Si yo te contara, pienso mientras mis dedos tipean frases de elegante y esquivo flirteo en el teclado. Si pudiera decirte todo lo que soy realmente, cómo me siento por las noches cuando me voy a dormir, quizá entenderías. Pero ni siquiera me ves ahora, por suerte no tengo webcam; ni siquiera me ves en remerón y chinelas, el pelo revuelto y sucio de dos días sin bañarme. No ves que a mis pies hay un envase de cerveza vacío, otro a mi lado en la mesa de la compu y un tercero en la heladera.
Si me oyeras hablar ahora te darías cuenta de lo mucho que me cuesta articular una sola palabra. ¿Y si me vieras, qué? ¿Y qué si me escucharas? ¿Preguntarías por qué me estoy haciendo esto? ¿Querrías saber más? Yo no te diría nada. Nada. Me quedaría metida en esta cueva mental, los labios apretados en una sonrisa helada que es el candado de mi alma, desafiándote a leerme solo con tus ojos.
Mientras escribimos cosas que empiezan a erizarme la piel y tenemos epifanías capaces de parar el tiempo, pienso en todo lo que no te he dicho pero que ya intuís: que te miento en la edad (sin decírtelo), en el aspecto físico (sin decírtelo); en la situación sentimental que nunca se menciona. Que al esconderme entre palabras te estoy mezquinando Agustina, que mientras creo que te estoy abriendo el alma apenas estoy demorando el momento de la salida.
Porque sigo encerrada en un metro cuadrado con plantas de plástico y una claraboya intentando pensar que estoy en un mundo interior rico, vasto. Hace años que me apagué, esa es la verdad. No sé desde cuándo. Gracias a nuestras charlas empiezo a echarle la culpa a esta sociedad caníbal a la que yo misma decidí mudarme. Es un comienzo, un paso; ponerle fecha a esta depresión. Todavía me falta darle nombre a otras carencias.

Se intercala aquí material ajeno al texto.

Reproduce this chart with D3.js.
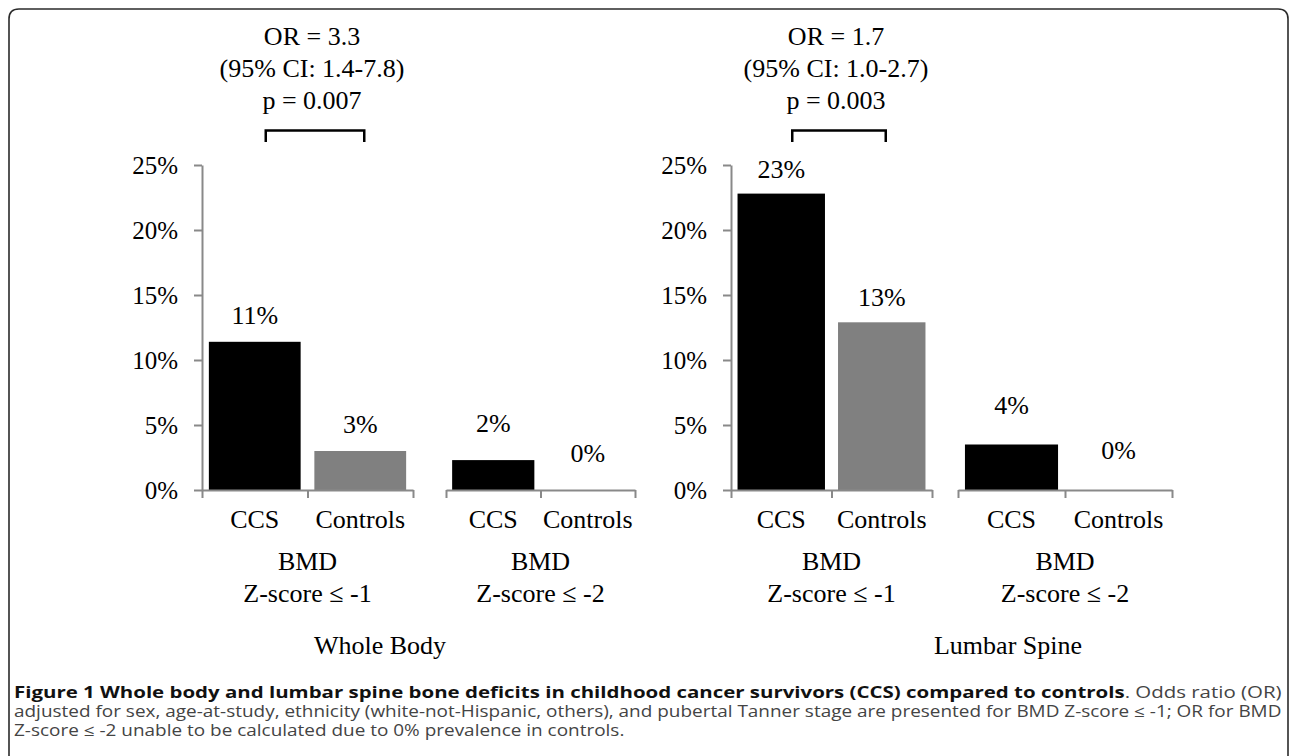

Todavía no asumo que estoy en depresión.
Pretendo ser una mujer misteriosa, extravagante, incomprendida y de profunda belleza interna, oscura y atormentada, citando a músicos que nos gustan a los dos. Citando a Tolkien, a la Biblia, a Leonard Cohen. Y mientras yo creo que te vendo a Brigitte Bardot (pero a los setenta: tortón y arrugada, rea y malhumorada), vos comprás a Jane Birkin. Me imaginás morocha y de huesos menudos, mucho más chica que vos en físico, aunque más próxima en edad. Y en este juego se nos va la vida. Vos, desnudo y sincero en cada letra; yo, bicho bolita, enroscada e hipócrita. Tratando de avisarte que es momento de huir de mí antes de que sea tarde, pero sin poder evitar quererte, pedirte en muda manipulación que te quedes.
¿Cómo puedo decirte que te quiero sin que huyas? Pero te quiero. Recién empecé a chatear con vos hace cinco días y ya no puedo vivir sin tus palabras, sin ver parpadear la única ventana de MSN que tengo abierta ahora (antes podía atender siete, diez conversaciones a la vez; ahora no quiero, me olvidé cómo se hacía). ¿Te quiero o me estoy encaprichando de nuevo? ¿Ya te hablé de los mecanismos de mi obsesión? ¿De cómo mi cabeza se agarra a una idea y no puede parar? ¿De que convierto en cenizas todo lo que toco? Ah, me hablás de otras mujeres, de tu corazón en ruinas, de tu falsa apariencia de estabilidad, de tu frialdad y tu reticencia a los abrazos. Y me envalentono, y te digo que soy Ungóliant; que no paro hasta conseguir lo que quiero y que ese objeto de deseo nunca es poca cosa. Yo quiero la luz de todo lo que existe, la que está enterrada en el corazón de los hombres heridos y sensibles como vos, porque hace tanto que no brillo que creo que ya no tengo una luz propia. Nos enredamos en la historia de los Silmaril y mi amenaza queda en suspenso.
Ya la recordarás. Mientras, seguimos escribiendo.
La música que llega a tu vida por una razón y se queda como banda de sonido de algunos momentos no necesita justificación alguna. Casi todas las canciones de este álbum definían una época... claro que, mientras lo escuchábamos, no nos dimos cuenta.